By Ryan C. Wood
Yes, it happens. Just because you filed for Chapter 7 or Chapter 13 bankruptcy and the Bankruptcy Court signed your order of discharge does not mean a creditor will not call you, write you a letter or even sue you to try and get paid on a debt that was discharged. They can do these things and they can be wrong for doing it.
Most people first contact their bankruptcy attorney to let them know a creditor is still bothering them. That attorney’s representation of you most likely ended upon the entry of the discharge or even after the conclusion of the meeting of the creditors. This is pretty standard. The attorney may not be willing to get involved with enforcing the order of discharge without further compensation. More time equals more money. Instead of calling your bankruptcy lawyer send the creditor or the collection agency that is still bothering you a copy of the order of discharge. Whether they were served with the original bankruptcy petition at the time of filing could be an issue depending upon the circumstances. This article is not going to address the legal rights of parties under the different chapters of the Bankruptcy Code and whether they have to be listed as a creditor in the case or received some sort of notice of the bankruptcy case filing when it was filed.

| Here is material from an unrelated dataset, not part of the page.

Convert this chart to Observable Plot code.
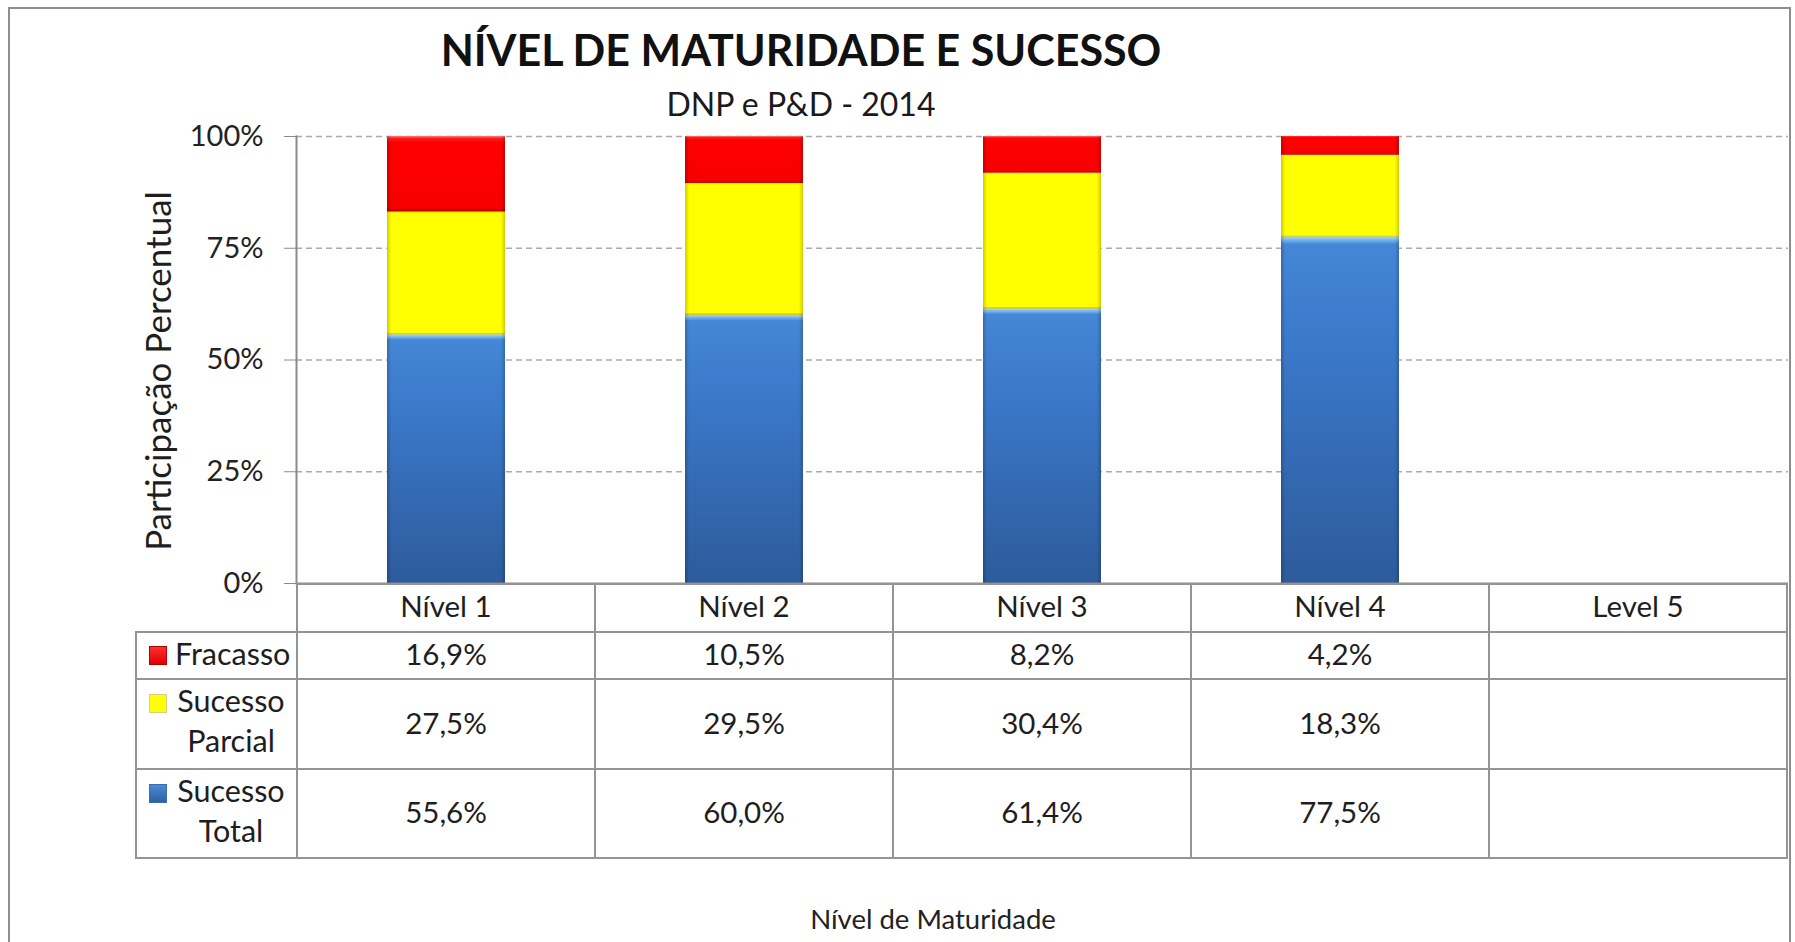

So what if the creditor or collection agency will not go away or still is bothering you? Even calling you at work attempting to collect on a discharge debt? You may have to take legal action and have the Bankruptcy Court hold them in contempt of court for violating 11 U.S.C. §524, the order of discharge. See Barrientos v. Wells Fargo Bank (In re Barrientos), 663 F. 3d 1186 (9th Cir. February, 2011). The 9th Circuit Court of Appeals has instructed us in Barrientos that the proper remedy is to reopen the bankruptcy case and file a motion for contempt. In this particular case the bankruptcy attorney filed an adversary proceeding and not a motion for contempt. An adversary proceeding is a lawsuit filed within a bankruptcy case to adjudicate something. Without boring you with all the legalese in this case the bottom line is your bankruptcy lawyer that filed your case, or who you retain later, needs to reopen that bankruptcy case and file a motion for contempt, not file adversary proceeding for violation of the order of discharge. In Barrientos the Ninth Circuit Court of Appeals explains that Congress did not intend for enforcement of a discharge order to be left to any other judge than the bankruptcy judge who issued the order. Contempt proceedings for a violation of § 524 must be initiated by motion in the bankruptcy case under Fed. R. Bankr. P. 9014 and not by adversary proceeding. This does not mean that you are not allowed to provide testimony and serve discovery if necessary.